Practical Ways to Use 1 km Today

If you're trying to get fit, the "1 km a day" challenge is actually a great starting point. It’s low barrier. It’s 0.62 miles. Most people can do that in their work clothes during a lunch break.

  1. Check your car's odometer: Next time you're driving, see how long it takes to click over 1 km (if you can switch the display).
  2. The 10-Minute Walk: Set a timer. Walk for 6 minutes in one direction and 6 minutes back. You’ve likely covered just about 1 km.
  3. Map it out: Open Google Maps, right-click, and select "Measure distance." Draw a line 1 km long from your front door. It’s usually much closer than you realize.

The Cultural Divide

The US, Liberia, and Myanmar are the only countries officially clinging to the mile. The rest of the world has moved on. This creates a weird friction in global trade, science, and even tourism.

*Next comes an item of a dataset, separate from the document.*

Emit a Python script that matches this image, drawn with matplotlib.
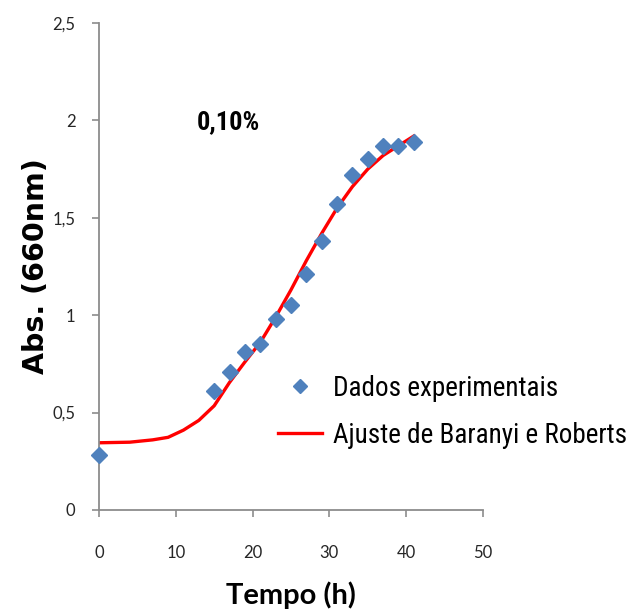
import matplotlib.pyplot as plt

# experimental absorbance readings
tempo = [0, 15, 17, 19, 21, 23, 25, 27, 29, 31, 33, 35, 37, 39, 41]
absorbancia = [0.28, 0.61, 0.71, 0.81, 0.85, 0.98, 1.05, 1.21, 1.38, 1.57, 1.72, 1.80, 1.87, 1.87, 1.89]

# Baranyi & Roberts model fit
tempo_ajuste = [0, 4, 7, 9, 11, 13, 15, 17, 19, 21, 23, 25, 27, 29, 31, 33, 35, 37, 39, 41]
abs_ajuste = [0.345, 0.348, 0.36, 0.373, 0.41, 0.46, 0.535, 0.655, 0.76, 0.86, 0.99, 1.13,
              1.28, 1.42, 1.55, 1.66, 1.75, 1.82, 1.87, 1.92]

xticks = [0, 10, 20, 30, 40, 50]
yticks = [0, 0.5, 1, 1.5, 2, 2.5]
ytick_labels = ['0', '0,5', '1', '1,5', '2', '2,5']

narrow = ['Roboto Condensed', 'Roboto', 'DejaVu Sans']
tick_font = ['Lato', 'DejaVu Sans']

fig = plt.figure(figsize=(6.37, 6.12), dpi=100)
ax = fig.add_axes([0.1554, 0.1667, 0.6028, 0.7957])

ax.plot(tempo, absorbancia, linestyle='none', marker='D', markersize=8,
        color='#4F81BD', label='Dados experimentais', zorder=3, clip_on=False)
ax.plot(tempo_ajuste, abs_ajuste, color='#FF0000', linewidth=2.4,
        label='Ajuste de Baranyi e Roberts', zorder=2)

ax.set_xlim(0, 50)
ax.set_ylim(0, 2.5)
ax.set_xticks(xticks)
ax.set_xticklabels([str(t) for t in xticks], family=tick_font, fontsize=12, color='#262626')
ax.set_yticks(yticks)
ax.set_yticklabels(ytick_labels, family=tick_font, fontsize=12, color='#262626')

for side in ['top', 'right']:
    ax.spines[side].set_visible(False)
for side in ['left', 'bottom']:
    ax.spines[side].set_color('#8C8C8C')
    ax.spines[side].set_linewidth(1.3)
ax.tick_params(axis='both', direction='out', length=5, width=1.2, color='#8C8C8C')
ax.tick_params(axis='x', pad=20)
ax.tick_params(axis='y', pad=12)

ax.set_ylabel('Abs. (660nm)', family='DejaVu Sans', fontweight='bold', fontsize=20.5, labelpad=2)
ax.set_xlabel('Tempo (h)', family=tick_font, fontweight='bold', fontsize=21, labelpad=15)

ax.text(16.8, 1.99, '0,10%', family=narrow, fontweight='bold', fontsize=19,
        ha='center', va='center')

leg = ax.legend(loc='upper left', bbox_to_anchor=(0.4364, 0.388), bbox_transform=fig.transFigure,
                frameon=False, prop={'family': narrow, 'size': 19.5},
                borderpad=0, borderaxespad=0,
                handlelength=1.63, handletextpad=0.4, labelspacing=0.74, markerscale=0.85)

fig.savefig('out.png', dpi=100)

Remember the Mars Climate Orbiter? In 1999, a $125 million spacecraft was lost because one team used metric units (newtons) and another used English units (pounds-force). While that wasn't specifically a km-to-mile error, it’s the same flavor of disaster. When we don't speak the same measurement language, things break.

In everyday life, this usually just results in mild confusion at the rental car counter. You get into a car in Italy, see 100 on the dashboard, and panic for a second before realizing you're barely keeping up with traffic.

Fast Reference List

Since you probably just want the quick numbers without the fluff, here is how 1 km stacks up:

  • 1 km = 0.621 miles
  • 1 km = 1,093.6 yards
  • 1 km = 3,280.8 feet
  • 1 km = 100,000 centimeters
  • 1 km = 0.54 Nautical miles

If you are trying to convert the other way, 1 mile is about 1.61 km.

To convert 1 km to miles quickly in your head: multiply the kilometer figure by 6 and then divide by 10.
Example: 1 km x 6 = 6. 6 / 10 = 0.6. Close enough for a conversation.

If you have 10 km: 10 x 6 = 60. 60 / 10 = 6 miles. (The actual answer is 6.2, so again, you're in the ballpark).

What You Should Do Next

Stop trying to be a human calculator. If you’re planning a trip or a workout, download a simple unit converter app, but also try to "feel" the distance.

Go to a local track or a park with marked trails. Walk exactly 1 kilometer. Notice where your breath is. Notice how your legs feel. Once you anchor that physical sensation to the number 0.62 miles, you won't need the math anymore. You'll just know.

Start looking at labels and signs more closely. We live in a hybrid world. Most rulers have both inches and centimeters. Most odometers can toggle. Use the toggle. Spend a day driving or walking in "metric mode." It’s the fastest way to stop translating in your head and start thinking in the scale the rest of the planet uses.

Ultimately, 1 km is a human-scale distance. It’s the distance of a long walk to a friend's house or a short jog to the store. Whether you call it 1 km or 0.62 miles, the ground stays the same length under your feet.